Une théorie critiquée

Malgré sa popularité, le nombre de Dunbar fait l’objet de nombreuses critiques. Plusieurs études ont tenté de répliquer ses résultats et ont trouvé des chiffres très variables. Par exemple, des chercheurs ont estimé que nous pouvions maintenir jusqu’à 290 relations sociales actives, soit presque le double du chiffre avancé par Dunbar.

D’autres critiques portent sur la méthodologie utilisée. Extrapoler des observations faites sur les singes aux humains serait simpliste, car nos relations sont influencées par de nombreux autres facteurs, comme la culture, l’environnement et les technologies de communication modernes.

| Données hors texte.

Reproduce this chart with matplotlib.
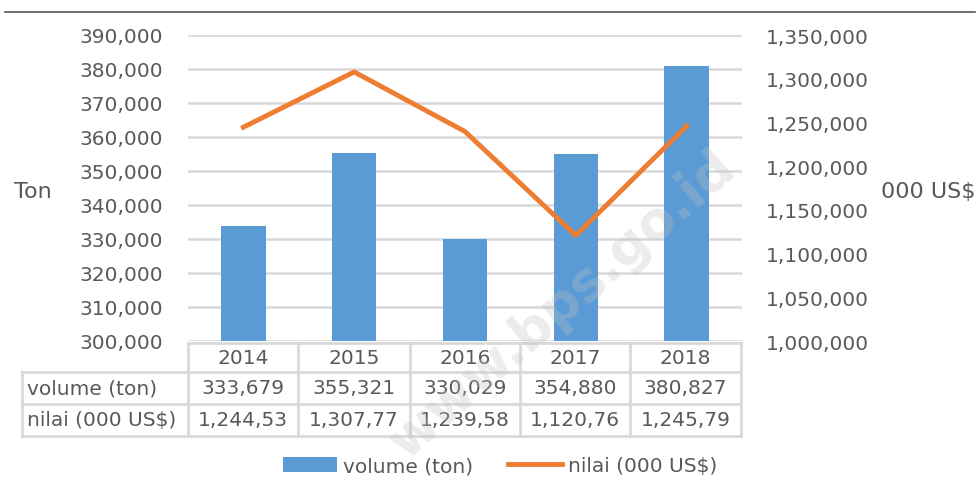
import matplotlib
matplotlib.use("Agg")
import matplotlib.pyplot as plt
from matplotlib.patches import Patch
from matplotlib.lines import Line2D

years = ["2014", "2015", "2016", "2017", "2018"]
volume = [333679, 355321, 330029, 354880, 380827]
nilai = [1244530, 1307770, 1239580, 1120760, 1245790]
# the data table shows nilai cut off by one digit
nilai_tabel = ["1,244,53", "1,307,77", "1,239,58", "1,120,76", "1,245,79"]

W, H = 977, 481
fig = plt.figure(figsize=(W / 100, H / 100), dpi=100)
plt.rcParams['font.family'] = ['DejaVu Sans']
txt = "#595959"
grid = "#d9d9d9"
blue = "#5b9bd5"
orange = "#ed7d31"
fs = 14.5


def fx(px):
    return px / W


def fy(py):
    return 1 - py / H


ax = fig.add_axes([fx(188), fy(342), fx(742) - fx(188), fy(36) - fy(342)])
x = list(range(len(years)))
ax.bar(x, volume, width=0.4, color=blue, zorder=2)
ax.set_ylim(300000, 390000)
ax.set_yticks(range(300000, 390001, 10000))
ax.set_yticklabels(["{:,}".format(v) for v in range(300000, 390001, 10000)])
ax.set_xlim(-0.5, 4.5)
ax.set_xticks([])
ax.grid(axis="y", color=grid, linewidth=1.8, zorder=0)
ax.set_axisbelow(True)
for s in ax.spines.values():
    s.set_visible(False)
ax.tick_params(axis="y", length=0, pad=18, labelsize=fs, labelcolor=txt)

ax2 = ax.twinx()
ax2.plot(x, nilai, color=orange, linewidth=3.5, zorder=3)
ax2.set_ylim(1000000, 1350000)
ax2.set_yticks(range(1000000, 1350001, 50000))
ax2.set_yticklabels(["{:,}".format(v) for v in range(1000000, 1350001, 50000)])
for s in ax2.spines.values():
    s.set_visible(False)
ax2.tick_params(axis="y", length=0, pad=17, labelsize=fs, labelcolor=txt)

# axis titles
fig.text(fx(14), fy(192), "Ton", fontsize=16, color=txt, ha="left", va="center")
fig.text(fx(881), fy(192), "000 US$", fontsize=16, color=txt, ha="left", va="center")

# top rule
fig.add_artist(Line2D([fx(5), fx(975)], [fy(13), fy(13)], color="#555555", linewidth=1.2))

# data table
cols = [188, 298, 410, 520, 630, 741]
rows = [344, 373, 405, 437]
lw = 2
fig.add_artist(Line2D([fx(188), fx(741)], [fy(rows[0])] * 2, color=grid, linewidth=lw))
for r in rows[1:]:
    fig.add_artist(Line2D([fx(22), fx(741)], [fy(r)] * 2, color=grid, linewidth=lw))
for c in cols:
    fig.add_artist(Line2D([fx(c)] * 2, [fy(rows[0]), fy(rows[3])], color=grid, linewidth=lw))
fig.add_artist(Line2D([fx(22)] * 2, [fy(rows[1]), fy(rows[3])], color=grid, linewidth=lw))

row_labels = ["volume (ton)", "nilai (000 US$)"]
row_vals = [["{:,}".format(v) for v in volume], nilai_tabel]
for i, yr in enumerate(years):
    cx = (cols[i] + cols[i + 1]) / 2
    fig.text(fx(cx), fy((rows[0] + rows[1]) / 2), yr, fontsize=fs, color=txt, ha="center", va="center")
for j in range(2):
    cy = (rows[j + 1] + rows[j + 2]) / 2
    fig.text(fx(27), fy(cy), row_labels[j], fontsize=fs, color=txt, ha="left", va="center")
    for i in range(len(years)):
        cx = (cols[i] + cols[i + 1]) / 2
        fig.text(fx(cx), fy(cy), row_vals[j][i], fontsize=fs, color=txt, ha="center", va="center")

# legend
handles = [Patch(facecolor=blue, label="volume (ton)"),
           Line2D([], [], color=orange, linewidth=3.5, label="nilai (000 US$)")]
leg = fig.legend(handles=handles, loc="center", bbox_to_anchor=(fx(500), fy(467)), ncol=2,
                 frameon=False, fontsize=fs, handlelength=2.7, handleheight=0.75,
                 handletextpad=0.3, columnspacing=1.7)
for t in leg.get_texts():
    t.set_color(txt)

# watermark
fig.text(fx(562), fy(305), "www.bps.go.id", fontsize=38, color="#c0c0c0", alpha=0.3,
         rotation=41, ha="center", va="center", fontweight="bold", zorder=10)

fig.savefig("out.png", dpi=100)
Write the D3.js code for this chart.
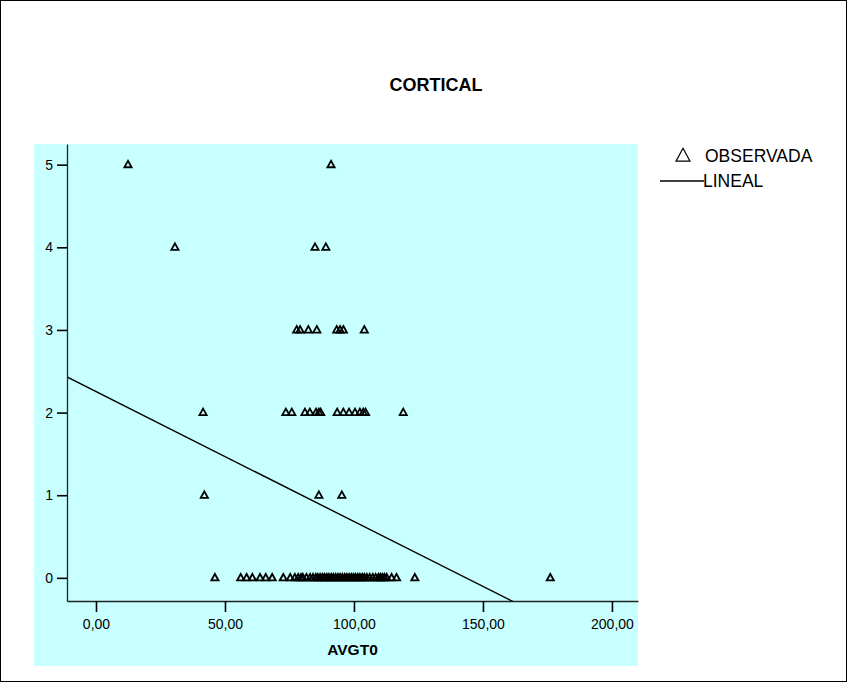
<!DOCTYPE html>
<html>
<head>
<meta charset="utf-8">
<script src="https://cdn.jsdelivr.net/npm/d3@7/dist/d3.min.js"></script>
<style>
  html, body { margin: 0; padding: 0; background: #ffffff; }
  svg { display: block; }
  text { font-family: Arial, "Liberation Sans", Helvetica, sans-serif; fill: #000; }
</style>
</head>
<body>
<svg id="chart" width="847" height="682"></svg>
<script>
// Observed AVGT0 values grouped by CORTICAL score
const score5 = [12.4, 91.1];
const score4 = [30.6, 84.9, 89.1];
const score3 = [77.8, 79.1, 82.3, 85.6, 93.3, 94.6, 95.9, 104.0];
const score2 = [41.5, 73.6, 75.9, 81.0, 82.9, 85.3, 86.4, 87.1, 93.5, 95.9, 98.1,
                100.4, 102.3, 103.6, 104.5, 119.1];
const score1 = [42.0, 86.4, 95.3];
const score0 = [46.1, 56.1, 58.4, 60.6, 63.6, 65.8, 68.3, 72.6, 75.3, 77.1, 78.4,
                79.5, 80.2, 81.6, 83.0, 84.1, 85.2, 86.0, 86.9, 87.8, 88.6, 89.5,
                90.3, 91.2, 92.0, 92.9, 93.8, 94.6, 95.5, 96.4, 97.2, 98.1, 99.0,
                99.8, 100.6, 101.5, 102.3, 103.2, 104.0, 105.0, 106.1, 107.3, 108.4,
                109.5, 110.2, 111.0, 111.8, 112.7, 114.6, 116.5, 123.6, 176.1];
const scoreLevels = [0, 1, 2, 3, 4, 5];
const scoreGroups = [score0, score1, score2, score3, score4, score5];

// Linear fit (LINEAL): CORTICAL = intercept + slope * AVGT0
const fitIntercept = 2.254;
const fitSlope = -0.01572;

// Axis ticks and labels
const xTicks = [0, 50, 100, 150, 200];
const yTicks = [0, 1, 2, 3, 4, 5];
const xDomain = [-11.24, 210.1];
const yDomain = [-0.28, 5.25];
const chartTitle = "CORTICAL";
const xTitle = "AVGT0";
const legendLabels = ["OBSERVADA", "LINEAL"];

const points = [];
scoreGroups.forEach((vals, i) => vals.forEach(v => points.push({ x: v, y: scoreLevels[i] })));

const svg = d3.select("#chart");

// outer frame
svg.append("rect")
  .attr("x", 0.5).attr("y", 0.5)
  .attr("width", 846).attr("height", 681)
  .attr("fill", "#ffffff").attr("stroke", "#000").attr("stroke-width", 1);

// coloured chart background
svg.append("rect")
  .attr("x", 34).attr("y", 144)
  .attr("width", 604).attr("height", 522)
  .attr("fill", "#c8ffff");

const plot = { left: 67, right: 638, top: 144, bottom: 601 };

const x = d3.scaleLinear().domain(xDomain).range([plot.left, plot.right]);
const y = d3.scaleLinear().domain(yDomain).range([plot.bottom, plot.top]);

svg.append("defs").append("clipPath").attr("id", "plotClip")
  .append("rect")
  .attr("x", plot.left).attr("y", plot.top)
  .attr("width", plot.right - plot.left).attr("height", plot.bottom - plot.top);

// fitted line
const x0 = xDomain[0], x1 = xDomain[1];
svg.append("line")
  .attr("clip-path", "url(#plotClip)")
  .attr("x1", x(x0)).attr("y1", y(fitIntercept + fitSlope * x0))
  .attr("x2", x(x1)).attr("y2", y(fitIntercept + fitSlope * x1))
  .attr("stroke", "#000").attr("stroke-width", 1.4);

// observed points as open triangles
const tri = (cx, cy, hw, h) =>
  `M${cx},${cy - h * 0.6}L${cx + hw},${cy + h * 0.4}L${cx - hw},${cy + h * 0.4}Z`;

svg.append("g")
  .selectAll("path")
  .data(points)
  .join("path")
  .attr("d", d => tri(x(d.x), y(d.y), 3.6, 6.5))
  .attr("fill", "none")
  .attr("stroke", "#000")
  .attr("stroke-width", 1.8)
  .attr("stroke-linejoin", "miter");

// axes
const fmtComma = d => d3.format(".2f")(d).replace(".", ",");

const gx = svg.append("g")
  .attr("transform", `translate(0,${plot.bottom})`)
  .call(d3.axisBottom(x).tickValues(xTicks).tickFormat(fmtComma)
    .tickSize(11).tickSizeOuter(0).tickPadding(7));

const gy = svg.append("g")
  .attr("transform", `translate(${plot.left},0)`)
  .call(d3.axisLeft(y).tickValues(yTicks).tickFormat(d3.format("d"))
    .tickSize(10).tickSizeOuter(0).tickPadding(4));

[gx, gy].forEach(g => {
  g.selectAll("path.domain").attr("stroke", "#222").attr("stroke-width", 1.3);
  g.selectAll(".tick line").attr("stroke", "#000").attr("stroke-width", 1.6);
  g.selectAll(".tick text")
    .attr("font-family", "Arial, 'Liberation Sans', sans-serif")
    .attr("font-size", 14).attr("fill", "#111");
});

// titles
svg.append("text")
  .attr("x", 436).attr("y", 91)
  .attr("text-anchor", "middle")
  .attr("font-size", 18).attr("font-weight", "bold")
  .text(chartTitle);

svg.append("text")
  .attr("x", (plot.left + plot.right) / 2).attr("y", 655)
  .attr("text-anchor", "middle")
  .attr("font-size", 15.5).attr("font-weight", "bold")
  .text(xTitle);

// legend
const lg = svg.append("g");
lg.append("path")
  .attr("d", tri(683, 156, 7, 13))
  .attr("fill", "none").attr("stroke", "#000").attr("stroke-width", 1.2);
lg.append("text")
  .attr("x", 705).attr("y", 162)
  .attr("font-size", 17.5)
  .text(legendLabels[0]);
lg.append("line")
  .attr("x1", 660).attr("x2", 704)
  .attr("y1", 181).attr("y2", 181)
  .attr("stroke", "#000").attr("stroke-width", 1.3);
lg.append("text")
  .attr("x", 703).attr("y", 187)
  .attr("font-size", 17.5)
  .text(legendLabels[1]);
</script>
</body>
</html>
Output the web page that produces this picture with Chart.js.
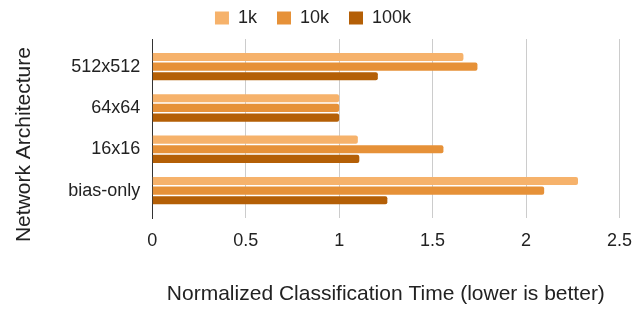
<!DOCTYPE html>
<html>
<head>
<meta charset="utf-8">
<script src="https://cdn.jsdelivr.net/npm/chart.js@4/dist/chart.umd.min.js"></script>
<style>
  html, body { margin: 0; padding: 0; background: #fff; }
  #wrap { width: 644px; height: 309px; }
</style>
</head>
<body>
<div id="wrap"><canvas id="chart" width="644" height="309"></canvas></div>
<script>
const categories = ['512x512', '64x64', '16x16', 'bias-only'];
const series1k = [1.665, 1.0, 1.10, 2.278];
const series10k = [1.74, 1.0, 1.558, 2.097];
const series100k = [1.207, 1.0, 1.108, 1.258];
const xTicks = [0, 0.5, 1, 1.5, 2, 2.5];

Chart.defaults.font.family = 'Arial, "Liberation Sans", sans-serif';
Chart.defaults.color = '#222';

// bars sit on a numeric index axis so the category bands can be spaced like the original
const makeSet = (label, values, color) => ({
    label,
    data: values.map((v, i) => ({ x: v, y: i })),
    backgroundColor: color,
    borderWidth: 0,
    borderRadius: 2,
    borderSkipped: 'start',
    barPercentage: 0.84,
    categoryPercentage: 0.7,
});

// legend: a bit of extra room below and nudged left; y title sits lower than centre
const layoutTweaks = {
    id: 'layoutTweaks',
    beforeInit(chart) {
        const fit = chart.legend.fit;
        chart.legend.fit = function () {
            fit.call(this);
            this.height += 2;
        };
    },
    afterLayout(chart) {
        chart.legend.left -= 8;
        chart.legend.right -= 8;
        const y = chart.scales.y;
        if (!y._titleShifted) {
            const drawTitle = y.drawTitle;
            y.drawTitle = function () {
                this.ctx.save();
                this.ctx.translate(0, 16);
                drawTitle.call(this);
                this.ctx.restore();
            };
            y._titleShifted = true;
        }
    },
};

new Chart(document.getElementById('chart').getContext('2d'), {
    type: 'bar',
    data: {
        datasets: [
            makeSet('1k', series1k, '#f6b26b'),
            makeSet('10k', series10k, '#e69138'),
            makeSet('100k', series100k, '#b45f06'),
        ],
    },
    options: {
        indexAxis: 'y',
        responsive: false,
        animation: false,
        layout: { padding: { left: 12, right: 14, top: -11, bottom: 0 } },
        plugins: {
            legend: {
                position: 'top',
                labels: {
                    boxWidth: 14,
                    boxHeight: 13,
                    padding: 20,
                    font: { size: 18 },
                    color: '#222',
                },
            },
            tooltip: { enabled: false },
        },
        scales: {
            x: {
                type: 'linear',
                min: 0,
                max: 2.5,
                afterBuildTicks: (axis) => {
                    axis.ticks = xTicks.map(v => ({ value: v }));
                },
                grid: { color: '#cccccc', drawTicks: false },
                border: { display: false },
                ticks: {
                    font: { size: 18 },
                    color: '#222',
                    padding: 12,
                    callback: (v) => String(v),
                },
                title: {
                    display: true,
                    text: 'Normalized Classification Time (lower is better)',
                    font: { size: 21 },
                    color: '#222',
                    padding: { top: 18, bottom: 2 },
                },
            },
            y: {
                type: 'linear',
                reverse: true,
                offset: false,
                min: -0.667,
                max: categories.length - 1 + 0.667,
                afterBuildTicks: (axis) => {
                    axis.ticks = categories.map((c, i) => ({ value: i }));
                },
                grid: { display: false, drawTicks: false, offset: false },
                border: { display: true, color: '#333', width: 1 },
                ticks: {
                    font: { size: 18 },
                    color: '#222',
                    padding: 12,
                    callback: (v) => categories[v],
                },
                title: {
                    display: true,
                    text: 'Network Architecture',
                    font: { size: 21 },
                    color: '#222',
                    padding: { top: 0, bottom: 19 },
                },
            },
        },
    },
    plugins: [layoutTweaks],
});
</script>
</body>
</html>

Enfin, certains chercheurs ont souligné que notre capacité à entretenir des relations pourrait être bien plus flexible que ce que suggère Dunbar, notamment grâce à nos outils numériques qui facilitent le maintien des liens sociaux à distance.

Conclusion

Le nombre de Dunbar reste une théorie fascinante qui propose une vision intéressante de nos capacités relationnelles. S’il n’existe pas de chiffre universel, cette idée nous rappelle l’importance de nos interactions et de la gestion de notre réseau social. Que l’on puisse entretenir 150 ou 300 relations, l’essentiel est d’accorder du temps et de l’attention aux liens qui nous sont les plus précieux.